Louise Comeau was elected to the role in August, in the midst of internal turmoil over the future of leader Annamie Paul.
She says she went in knowing the party was in a crisis but believed she could make a difference.
"I didn't anticipate the one thing that really brought this to a head for me: my inability to actually make the professional contribution that I wanted to make," she told CBC Radio's Shift New Brunswick.
Comeau said Paul had "engineered a tone and a set-up" on the federal council, the party's governing body, that made it difficult for members to perform their oversight role.
"I felt I just was unable to bring the kind of thoughtfulness I had hoped to bring to the decision-making processes of council."
That included going two months without any briefing on the party's legal and financial status, she said.
In a Twitter exchange with another Green supporter this week, Comeau wrote that she was resigning "because the stress was unbearable. I have more important work to do than waste time with this kind of baloney."
She added: "Play your games. The rest of us will try and keep the planet from burning."
Comeau is a climate change researcher at the University of New Brunswick and she says another challenge she faced was trying to speak independently about climate policy when it was at odds with the party's partisan interest.
The weekend before the federal election in September, she tweeted a link to a newspaper column that argued the federal Liberals had a better climate change plan than the Conservatives.
"I was simply commenting on the accuracy of the evaluation, which I agreed with," she said. But "I was personally attacked by many Greens for having stated my professional opinion."
She calls that an "infringement" on her professional independence.
"I am bigger than that because I think climate change is bigger than that," she says. "If I had to make a choice, climate change absolutely comes first."
An assistant to Annamie Paul, Victoria Galea, said Paul would not comment on Comeau's remarks and has not been doing interviews since "starting the process" of resigning as leader on Sept. 27.
The Green popular vote dropped from 6.5 per cent in the 2019 election to 2.3 per cent last month. The party lost one of its three seats in the vote, and had seen Fredericton MP Jenica Atwin defect to the Liberals in June.
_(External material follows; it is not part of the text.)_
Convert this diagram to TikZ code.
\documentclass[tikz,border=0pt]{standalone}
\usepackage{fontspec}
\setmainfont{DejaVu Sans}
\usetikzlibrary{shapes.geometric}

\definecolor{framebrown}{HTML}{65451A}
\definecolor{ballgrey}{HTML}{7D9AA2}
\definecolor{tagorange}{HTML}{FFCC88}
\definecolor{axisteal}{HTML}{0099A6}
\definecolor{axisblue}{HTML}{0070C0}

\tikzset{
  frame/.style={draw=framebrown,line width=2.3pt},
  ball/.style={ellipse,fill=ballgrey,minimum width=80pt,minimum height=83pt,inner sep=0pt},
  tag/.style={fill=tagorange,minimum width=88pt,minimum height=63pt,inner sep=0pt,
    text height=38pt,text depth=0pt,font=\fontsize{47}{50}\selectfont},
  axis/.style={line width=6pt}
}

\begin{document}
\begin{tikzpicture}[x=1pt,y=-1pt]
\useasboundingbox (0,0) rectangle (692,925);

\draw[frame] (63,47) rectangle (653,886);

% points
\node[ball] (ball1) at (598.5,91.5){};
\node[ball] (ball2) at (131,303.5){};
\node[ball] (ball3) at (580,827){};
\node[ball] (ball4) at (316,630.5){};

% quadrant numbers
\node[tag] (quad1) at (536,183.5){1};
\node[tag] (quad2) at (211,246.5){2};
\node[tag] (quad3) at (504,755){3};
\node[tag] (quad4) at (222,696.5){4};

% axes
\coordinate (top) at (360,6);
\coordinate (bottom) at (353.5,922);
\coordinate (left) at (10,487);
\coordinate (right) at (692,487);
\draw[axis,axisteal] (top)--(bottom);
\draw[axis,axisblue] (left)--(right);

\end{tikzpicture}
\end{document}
The Greens gained one Ontario seat in the election and now has two MPs.
Comeau says even Paul's departure is contentious. She referred to the Sept. 27 announcement as "what we thought was the resignation of the leader" but says it hasn't officially happened yet.
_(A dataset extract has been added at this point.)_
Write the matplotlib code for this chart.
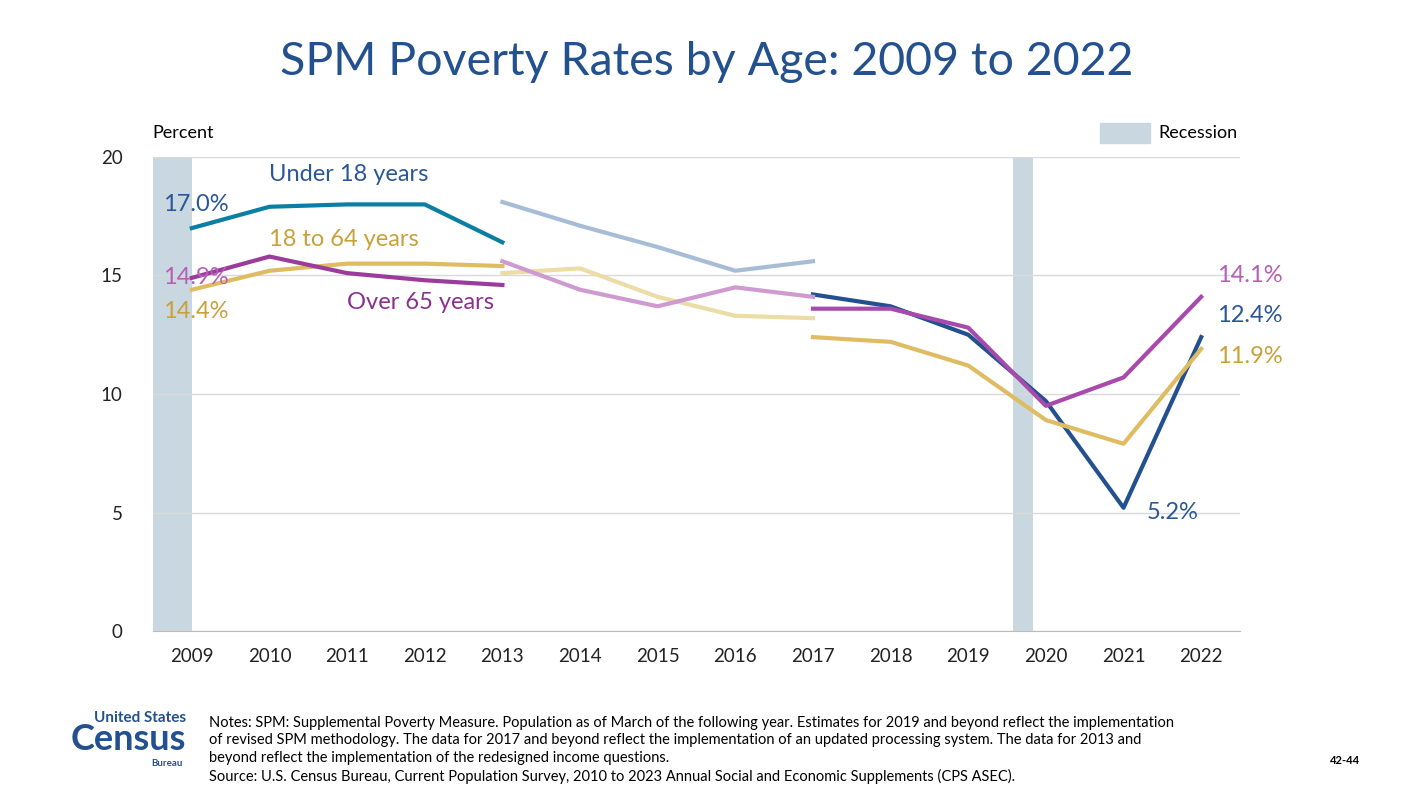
import matplotlib.pyplot as plt

plt.rcParams['font.family'] = ['Lato', 'DejaVu Sans']

years = list(range(2009, 2023))

u18_a = [17.0, 17.9, 18.0, 18.0, 16.4]
u18_b = [18.1, 17.1, 16.2, 15.2, 15.6]
u18_c = [14.2, 13.7, 12.5, 9.7, 5.2, 12.4]
adult_a = [14.4, 15.2, 15.5, 15.5, 15.4]
adult_b = [15.1, 15.3, 14.1, 13.3, 13.2]
adult_c = [12.4, 12.2, 11.2, 8.9, 7.9, 11.9]
old_a = [14.9, 15.8, 15.1, 14.8, 14.6]
old_b = [15.6, 14.4, 13.7, 14.5, 14.1]
old_c = [13.6, 13.6, 12.8, 9.5, 10.7, 14.1]

recessions = [(2008.5, 2009.0), (2019.58, 2019.83)]

fig = plt.figure(figsize=(14.14, 7.96), dpi=100)
ax = fig.add_axes([153/1414, 1-631/796, (1240-153)/1414, (631-157)/796])

for a, b in recessions:
    ax.axvspan(a, b, color='#c9d7e1', lw=0, zorder=0)

ya, yb, yc = years[0:5], years[4:9], years[8:]
ax.plot(ya, u18_a, color='#0b7ea3', lw=3)
ax.plot(yb, u18_b, color='#a7bdd6', lw=3)
ax.plot(yc, u18_c, color='#23508e', lw=3)
ax.plot(ya, adult_a, color='#dfbc62', lw=3)
ax.plot(yb, adult_b, color='#ecdca6', lw=3)
ax.plot(yc, adult_c, color='#dfbc62', lw=3)
ax.plot(ya, old_a, color='#9b3b9b', lw=3)
ax.plot(yb, old_b, color='#cf9ad0', lw=3)
ax.plot(yc, old_c, color='#a74aab', lw=3)

ax.set_xlim(2008.5, 2022.5)
ax.set_ylim(0, 20)
ax.set_yticks([0, 5, 10, 15, 20])
ax.set_xticks(years)
ax.tick_params(axis='both', length=0, labelsize=13.5, colors='#222222', pad=12)
ax.tick_params(axis='y', pad=22)
ax.grid(axis='y', color='#d9d9d9', lw=1)
for s in ['top', 'right', 'left']:
    ax.spines[s].set_visible(False)
ax.spines['bottom'].set_color('#bbbbbb')
ax.set_axisbelow(True)

blue, gold, purple = '#2b5797', '#c9a13a', '#a24aa8'
fs = 17
ax.text(2009.05, 18.0, '17.0%', color=blue, fontsize=fs, ha='center', va='center')
ax.text(2009.05, 14.9, '14.9%', color='#b65fb8', fontsize=fs, ha='center', va='center')
ax.text(2009.05, 13.5, '14.4%', color=gold, fontsize=fs, ha='center', va='center')
ax.text(2010.0, 19.25, 'Under 18 years', color=blue, fontsize=fs, va='center')
ax.text(2010.0, 16.5, '18 to 64 years', color=gold, fontsize=fs, va='center')
ax.text(2011.0, 13.85, 'Over 65 years', color='#8b2f8f', fontsize=fs, va='center')
ax.text(2022.2, 15.0, '14.1%', color='#b65fb8', fontsize=fs, va='center')
ax.text(2022.2, 13.3, '12.4%', color=blue, fontsize=fs, va='center')
ax.text(2022.2, 11.6, '11.9%', color=gold, fontsize=fs, va='center')
ax.text(2021.3, 5.0, '5.2%', color=blue, fontsize=fs, va='center')

fig.text(0.5, 1-62/796, 'SPM Poverty Rates by Age: 2009 to 2022', color='#23508e',
         fontsize=33.5, ha='center', va='center')
fig.text(152/1414, 1-133/796, 'Percent', fontsize=13, va='center')
fig.patches.append(plt.Rectangle((1100/1414, 1-143/796), 50/1414, 20/796,
                                 color='#c9d7e1', transform=fig.transFigure))
fig.text(1158/1414, 1-133/796, 'Recession', fontsize=13, va='center')

notes = ("Notes: SPM: Supplemental Poverty Measure. Population as of March of the following year. Estimates for 2019 and beyond reflect the implementation\n"
         "of revised SPM methodology. The data for 2017 and beyond reflect the implementation of an updated processing system. The data for 2013 and\n"
         "beyond reflect the implementation of the redesigned income questions.\n"
         "Source: U.S. Census Bureau, Current Population Survey, 2010 to 2023 Annual Social and Economic Supplements (CPS ASEC).")
fig.text(209/1414, 1-750/796, notes, fontsize=10.5, va='center', linespacing=1.35)
fig.text(1330/1414, 1-760/796, '42-44', fontsize=8, weight='bold', va='center')

fig.text(186/1414, 1-718/796, 'United States', color='#23508e', fontsize=11, weight='bold', ha='right', va='center')
fig.text(186/1414, 1-740/796, 'Census', color='#23508e', fontsize=26, weight='bold', ha='right', va='center')
fig.text(183/1414, 1-763/796, 'Bureau', color='#23508e', fontsize=7, weight='bold', ha='right', va='center')

fig.savefig('out.png', dpi=100)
She says Paul told her during a meeting that "until we negotiate her release, she enjoys all the rights and privileges of being a leader."
Galea said because the party council is in a legal dispute with Paul over attempts to review her leadership before the election, Paul won't formally step down without a resolution of that dispute and some financial loose ends connected to it.
"She can't resign until they drop their court case against her."
Comeau also said council members who questioned Paul's decisions and approach were confronted by what she calls "identity politics."
Paul is the first Black woman to lead a major national political party, and Comeau says when council members like her pushed for "values like honesty, integrity, fair dealing and leadership," they faced a backlash.
Felt vulnerable
"It was almost as if they were used as weapons. If you challenged at all and said 'No, this is too much, you can't do that' or 'That is not actually accurate,' then we were into these accusations. People were feeling quite vulnerable to that," she says.
"Not everything is about identity politics. Sometimes it's just about good character."
In June, Paul said allegations against her by the previous federal council "were so racist, so sexist, that they were immediately disavowed by both our MPs as offensive and inflammatory."
Galea says that Paul has never made similar accusations against the new council members elected in August. "She's never said that and it's never been implied."